I'm pretty sure I've been riding the slide-lock myself also. I guess for a few of us, they put that slide-release button in just the right spot where my thumb wants to go. :mrgreen:


----------



## Ram Rod (Jan 16, 2008)

Current P220 pistols have a new 20lb (green) recoil spring. The previous 16lb (black) springs worked well for all types of ammo. Your ammo doesn't need to be 'hot', just quality factory ammo. Make sure the magazines are fully inserted and the feed lips are not bent also.


----------



## DevilsJohnson (Oct 21, 2007)

L8models said:


> Alright, I have a good report. Yet alittle embarassing...I decided to switch ammo this afternoon to see if that was the problem. I last used Lawmens 230 grain .45acp. I bought some Winchester .45 230 FMJ today and that seemed to helped. But, after I shot my first two or three rounds, I discovered that my thumb was infact resting on the slide release. I corrected this and shot the rest of the 47 or 48 rounds worry free. Slide locked everytime. I think the whole problem was a combination of both my ammo and grip...But, more so my grip...

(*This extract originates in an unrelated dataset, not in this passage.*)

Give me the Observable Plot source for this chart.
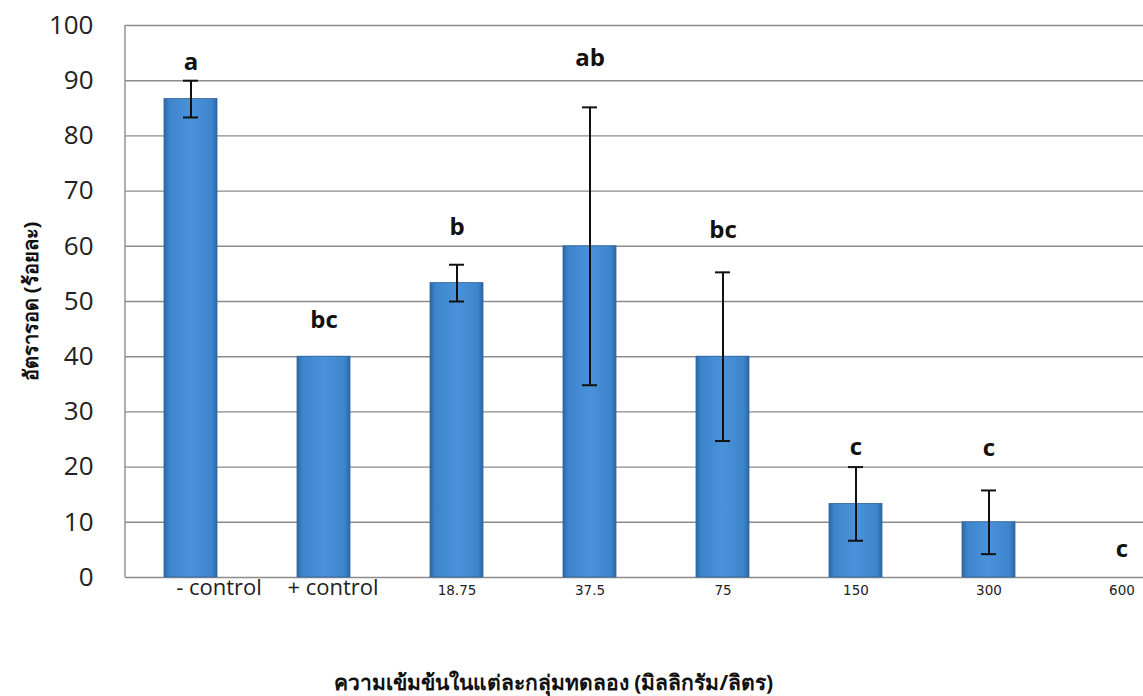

Happens to the best of us. At least you didn't spend a ton of money and time to find that out later:smt023


----------



## Old_Sport (May 10, 2011)

I had that problem with one mag on my 226. Noticed that the follower didn't finish as high as my other two mags witch would not push up on the slide lock high enough.. I checked all three mags by incerting each one with an open slide and observing the mag end tangs. against a referance point in the pistol. Found that the bad mag end was closed down ever so slightly this was keeping the follower from rising high enough.. Put one side of opening at end of mag on the end of bench and pushed down to open the gap up . It worked. The slide locks back every time. Also look at the slide lock to see if it full ingages if it doesn't the mag is not pushing the lever high enough.


----------